# What is expected
Make an exact transcription of the material, leaving out all images.

# Supplied data
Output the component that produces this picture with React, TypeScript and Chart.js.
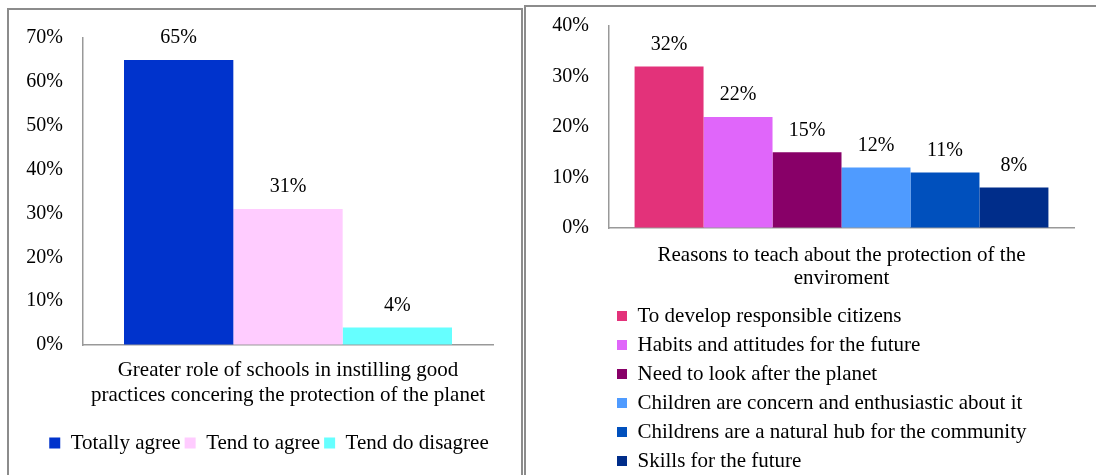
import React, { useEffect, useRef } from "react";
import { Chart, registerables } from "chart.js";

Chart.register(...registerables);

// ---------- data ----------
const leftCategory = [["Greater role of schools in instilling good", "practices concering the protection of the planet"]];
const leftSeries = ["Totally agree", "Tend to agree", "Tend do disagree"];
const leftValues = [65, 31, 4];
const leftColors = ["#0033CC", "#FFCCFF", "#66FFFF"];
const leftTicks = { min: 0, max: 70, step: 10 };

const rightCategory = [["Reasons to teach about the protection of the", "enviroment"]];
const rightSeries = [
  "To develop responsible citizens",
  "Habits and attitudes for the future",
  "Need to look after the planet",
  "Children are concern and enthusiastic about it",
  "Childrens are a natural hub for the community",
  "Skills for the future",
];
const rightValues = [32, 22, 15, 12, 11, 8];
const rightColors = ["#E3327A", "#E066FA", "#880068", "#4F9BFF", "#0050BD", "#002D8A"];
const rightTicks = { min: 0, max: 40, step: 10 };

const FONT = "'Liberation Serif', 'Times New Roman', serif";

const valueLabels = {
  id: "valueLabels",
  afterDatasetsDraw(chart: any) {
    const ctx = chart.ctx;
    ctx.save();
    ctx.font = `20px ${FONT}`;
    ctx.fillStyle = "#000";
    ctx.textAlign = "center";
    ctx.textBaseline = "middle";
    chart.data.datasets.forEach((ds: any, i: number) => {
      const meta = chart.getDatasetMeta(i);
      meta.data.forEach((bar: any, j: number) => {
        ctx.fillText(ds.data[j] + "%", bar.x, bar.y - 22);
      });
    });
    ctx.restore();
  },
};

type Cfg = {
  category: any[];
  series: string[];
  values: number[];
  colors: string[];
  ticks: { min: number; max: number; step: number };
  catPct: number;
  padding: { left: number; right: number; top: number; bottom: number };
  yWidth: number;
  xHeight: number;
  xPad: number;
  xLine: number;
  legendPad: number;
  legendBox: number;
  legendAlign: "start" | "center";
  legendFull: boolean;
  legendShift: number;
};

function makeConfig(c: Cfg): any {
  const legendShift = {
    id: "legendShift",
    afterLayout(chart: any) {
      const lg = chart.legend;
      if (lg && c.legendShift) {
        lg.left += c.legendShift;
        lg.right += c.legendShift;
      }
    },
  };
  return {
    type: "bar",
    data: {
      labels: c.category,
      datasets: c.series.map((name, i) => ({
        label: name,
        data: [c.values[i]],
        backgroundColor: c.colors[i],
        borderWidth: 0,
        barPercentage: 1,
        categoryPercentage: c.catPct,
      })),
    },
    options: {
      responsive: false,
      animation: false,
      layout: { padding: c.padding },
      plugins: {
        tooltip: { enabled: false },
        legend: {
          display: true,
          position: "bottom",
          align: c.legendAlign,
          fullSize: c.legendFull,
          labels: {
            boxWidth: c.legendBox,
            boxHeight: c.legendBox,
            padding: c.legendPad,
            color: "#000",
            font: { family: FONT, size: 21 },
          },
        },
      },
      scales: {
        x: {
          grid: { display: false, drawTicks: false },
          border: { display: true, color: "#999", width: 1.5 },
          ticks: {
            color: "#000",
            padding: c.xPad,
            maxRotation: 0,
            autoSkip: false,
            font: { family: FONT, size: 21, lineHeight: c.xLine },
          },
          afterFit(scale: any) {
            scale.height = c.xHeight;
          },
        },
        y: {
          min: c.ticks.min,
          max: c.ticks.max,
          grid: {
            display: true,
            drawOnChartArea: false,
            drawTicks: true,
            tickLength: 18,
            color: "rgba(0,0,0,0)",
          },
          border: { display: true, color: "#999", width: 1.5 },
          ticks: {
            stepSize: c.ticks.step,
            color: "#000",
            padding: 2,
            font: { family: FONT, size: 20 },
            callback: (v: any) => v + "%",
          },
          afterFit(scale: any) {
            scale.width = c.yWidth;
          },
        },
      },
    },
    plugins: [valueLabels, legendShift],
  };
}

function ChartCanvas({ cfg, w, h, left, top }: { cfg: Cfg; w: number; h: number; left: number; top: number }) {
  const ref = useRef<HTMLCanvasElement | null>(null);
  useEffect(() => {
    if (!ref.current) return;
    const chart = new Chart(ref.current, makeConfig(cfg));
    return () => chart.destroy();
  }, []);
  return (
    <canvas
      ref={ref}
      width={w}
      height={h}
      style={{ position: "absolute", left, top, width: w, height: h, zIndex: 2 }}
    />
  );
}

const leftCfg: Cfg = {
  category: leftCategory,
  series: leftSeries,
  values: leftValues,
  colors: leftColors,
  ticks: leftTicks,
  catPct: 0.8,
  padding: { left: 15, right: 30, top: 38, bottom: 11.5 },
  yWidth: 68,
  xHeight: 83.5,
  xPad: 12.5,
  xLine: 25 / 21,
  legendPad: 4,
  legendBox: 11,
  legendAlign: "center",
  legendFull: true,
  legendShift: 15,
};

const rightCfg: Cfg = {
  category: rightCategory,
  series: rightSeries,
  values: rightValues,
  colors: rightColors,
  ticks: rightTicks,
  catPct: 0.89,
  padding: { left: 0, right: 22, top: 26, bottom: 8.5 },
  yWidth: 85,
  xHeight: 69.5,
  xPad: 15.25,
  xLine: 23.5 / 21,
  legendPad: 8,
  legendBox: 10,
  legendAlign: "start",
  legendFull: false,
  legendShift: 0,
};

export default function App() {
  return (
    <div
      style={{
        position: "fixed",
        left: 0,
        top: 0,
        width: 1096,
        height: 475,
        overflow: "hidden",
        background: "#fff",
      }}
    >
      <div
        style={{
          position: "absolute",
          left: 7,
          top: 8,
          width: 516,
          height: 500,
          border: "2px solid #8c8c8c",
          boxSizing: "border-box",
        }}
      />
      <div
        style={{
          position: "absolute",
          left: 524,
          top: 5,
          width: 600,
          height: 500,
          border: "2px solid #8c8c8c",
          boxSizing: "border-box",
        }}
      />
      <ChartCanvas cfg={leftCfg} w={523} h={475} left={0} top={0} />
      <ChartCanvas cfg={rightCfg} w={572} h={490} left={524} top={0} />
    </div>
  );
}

# Correct response
Output the component that produces this picture with React, TypeScript and Chart.js.
import React, { useEffect, useRef } from "react";
import { Chart, registerables } from "chart.js";

Chart.register(...registerables);

// ---------- data ----------
const leftCategory = [["Greater role of schools in instilling good", "practices concering the protection of the planet"]];
const leftSeries = ["Totally agree", "Tend to agree", "Tend do disagree"];
const leftValues = [65, 31, 4];
const leftColors = ["#0033CC", "#FFCCFF", "#66FFFF"];
const leftTicks = { min: 0, max: 70, step: 10 };

const rightCategory = [["Reasons to teach about the protection of the", "enviroment"]];
const rightSeries = [
  "To develop responsible citizens",
  "Habits and attitudes for the future",
  "Need to look after the planet",
  "Children are concern and enthusiastic about it",
  "Childrens are a natural hub for the community",
  "Skills for the future",
];
const rightValues = [32, 22, 15, 12, 11, 8];
const rightColors = ["#E3327A", "#E066FA", "#880068", "#4F9BFF", "#0050BD", "#002D8A"];
const rightTicks = { min: 0, max: 40, step: 10 };

const FONT = "'Liberation Serif', 'Times New Roman', serif";

const valueLabels = {
  id: "valueLabels",
  afterDatasetsDraw(chart: any) {
    const ctx = chart.ctx;
    ctx.save();
    ctx.font = `20px ${FONT}`;
    ctx.fillStyle = "#000";
    ctx.textAlign = "center";
    ctx.textBaseline = "middle";
    chart.data.datasets.forEach((ds: any, i: number) => {
      const meta = chart.getDatasetMeta(i);
      meta.data.forEach((bar: any, j: number) => {
        ctx.fillText(ds.data[j] + "%", bar.x, bar.y - 22);
      });
    });
    ctx.restore();
  },
};

type Cfg = {
  category: any[];
  series: string[];
  values: number[];
  colors: string[];
  ticks: { min: number; max: number; step: number };
  catPct: number;
  padding: { left: number; right: number; top: number; bottom: number };
  yWidth: number;
  xHeight: number;
  xPad: number;
  xLine: number;
  legendPad: number;
  legendBox: number;
  legendAlign: "start" | "center";
  legendFull: boolean;
  legendShift: number;
};

function makeConfig(c: Cfg): any {
  const legendShift = {
    id: "legendShift",
    afterLayout(chart: any) {
      const lg = chart.legend;
      if (lg && c.legendShift) {
        lg.left += c.legendShift;
        lg.right += c.legendShift;
      }
    },
  };
  return {
    type: "bar",
    data: {
      labels: c.category,
      datasets: c.series.map((name, i) => ({
        label: name,
        data: [c.values[i]],
        backgroundColor: c.colors[i],
        borderWidth: 0,
        barPercentage: 1,
        categoryPercentage: c.catPct,
      })),
    },
    options: {
      responsive: false,
      animation: false,
      layout: { padding: c.padding },
      plugins: {
        tooltip: { enabled: false },
        legend: {
          display: true,
          position: "bottom",
          align: c.legendAlign,
          fullSize: c.legendFull,
          labels: {
            boxWidth: c.legendBox,
            boxHeight: c.legendBox,
            padding: c.legendPad,
            color: "#000",
            font: { family: FONT, size: 21 },
          },
        },
      },
      scales: {
        x: {
          grid: { display: false, drawTicks: false },
          border: { display: true, color: "#999", width: 1.5 },
          ticks: {
            color: "#000",
            padding: c.xPad,
            maxRotation: 0,
            autoSkip: false,
            font: { family: FONT, size: 21, lineHeight: c.xLine },
          },
          afterFit(scale: any) {
            scale.height = c.xHeight;
          },
        },
        y: {
          min: c.ticks.min,
          max: c.ticks.max,
          grid: {
            display: true,
            drawOnChartArea: false,
            drawTicks: true,
            tickLength: 18,
            color: "rgba(0,0,0,0)",
          },
          border: { display: true, color: "#999", width: 1.5 },
          ticks: {
            stepSize: c.ticks.step,
            color: "#000",
            padding: 2,
            font: { family: FONT, size: 20 },
            callback: (v: any) => v + "%",
          },
          afterFit(scale: any) {
            scale.width = c.yWidth;
          },
        },
      },
    },
    plugins: [valueLabels, legendShift],
  };
}

function ChartCanvas({ cfg, w, h, left, top }: { cfg: Cfg; w: number; h: number; left: number; top: number }) {
  const ref = useRef<HTMLCanvasElement | null>(null);
  useEffect(() => {
    if (!ref.current) return;
    const chart = new Chart(ref.current, makeConfig(cfg));
    return () => chart.destroy();
  }, []);
  return (
    <canvas
      ref={ref}
      width={w}
      height={h}
      style={{ position: "absolute", left, top, width: w, height: h, zIndex: 2 }}
    />
  );
}

const leftCfg: Cfg = {
  category: leftCategory,
  series: leftSeries,
  values: leftValues,
  colors: leftColors,
  ticks: leftTicks,
  catPct: 0.8,
  padding: { left: 15, right: 30, top: 38, bottom: 11.5 },
  yWidth: 68,
  xHeight: 83.5,
  xPad: 12.5,
  xLine: 25 / 21,
  legendPad: 4,
  legendBox: 11,
  legendAlign: "center",
  legendFull: true,
  legendShift: 15,
};

const rightCfg: Cfg = {
  category: rightCategory,
  series: rightSeries,
  values: rightValues,
  colors: rightColors,
  ticks: rightTicks,
  catPct: 0.89,
  padding: { left: 0, right: 22, top: 26, bottom: 8.5 },
  yWidth: 85,
  xHeight: 69.5,
  xPad: 15.25,
  xLine: 23.5 / 21,
  legendPad: 8,
  legendBox: 10,
  legendAlign: "start",
  legendFull: false,
  legendShift: 0,
};

export default function App() {
  return (
    <div
      style={{
        position: "fixed",
        left: 0,
        top: 0,
        width: 1096,
        height: 475,
        overflow: "hidden",
        background: "#fff",
      }}
    >
      <div
        style={{
          position: "absolute",
          left: 7,
          top: 8,
          width: 516,
          height: 500,
          border: "2px solid #8c8c8c",
          boxSizing: "border-box",
        }}
      />
      <div
        style={{
          position: "absolute",
          left: 524,
          top: 5,
          width: 600,
          height: 500,
          border: "2px solid #8c8c8c",
          boxSizing: "border-box",
        }}
      />
      <ChartCanvas cfg={leftCfg} w={523} h={475} left={0} top={0} />
      <ChartCanvas cfg={rightCfg} w={572} h={490} left={524} top={0} />
    </div>
  );
}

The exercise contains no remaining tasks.